A small group of Dutch and Australian investigators walked the sprawling, unsecured site yesterday where the aircraft went down as their governments prepared police detachments that will try to protect the crash area and help bring the last of the victims home.

Dutch prime minister Mark Rutte said his country was ready to send 40 unarmed military police to rebel-controlled eastern Ukraine to help investigators, while Australian prime minister Tony Abbott has said his government is close to a deal to send police. Australia has 90 federal police officers standing by in Europe.

The Boeing 777 went down on July 17 as it headed to Kuala Lumpur from Amsterdam. US and Ukrainian officials say it was shot down, likely by mistake, by a missile fired from rebel-held territory in eastern Ukraine, where pro-Russian separatists are fighting Ukrainian government forces.

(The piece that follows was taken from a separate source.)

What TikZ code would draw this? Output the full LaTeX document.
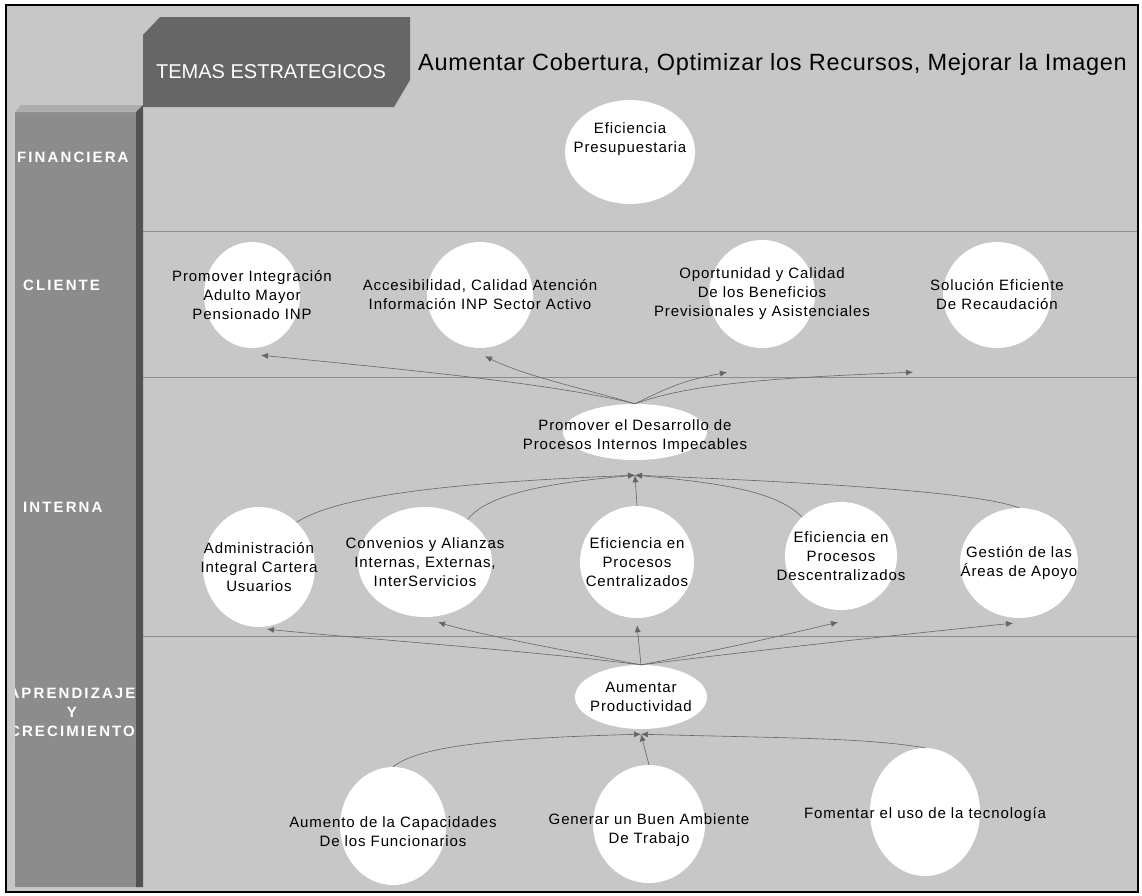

Of the dead, 194 were Dutch citizens and 37 were Australian citizens or residents. Both countries’ governments have expressed determination to see the dead brought home and the crash investigated. Security concerns and rebel interference has delayed recovery of the bodies and has limited investigators’ access to the site, more than a week after the crash.

“This will be a police-led humanitarian mission,” Australian foreign minister Julie Bishop said in Kharkiv, where more remains were placed on flights to the Netherlands today for identification and investigation. “And there will be body identification experts, forensic experts. And of course we will ensure that they are safe, that they will have protection.”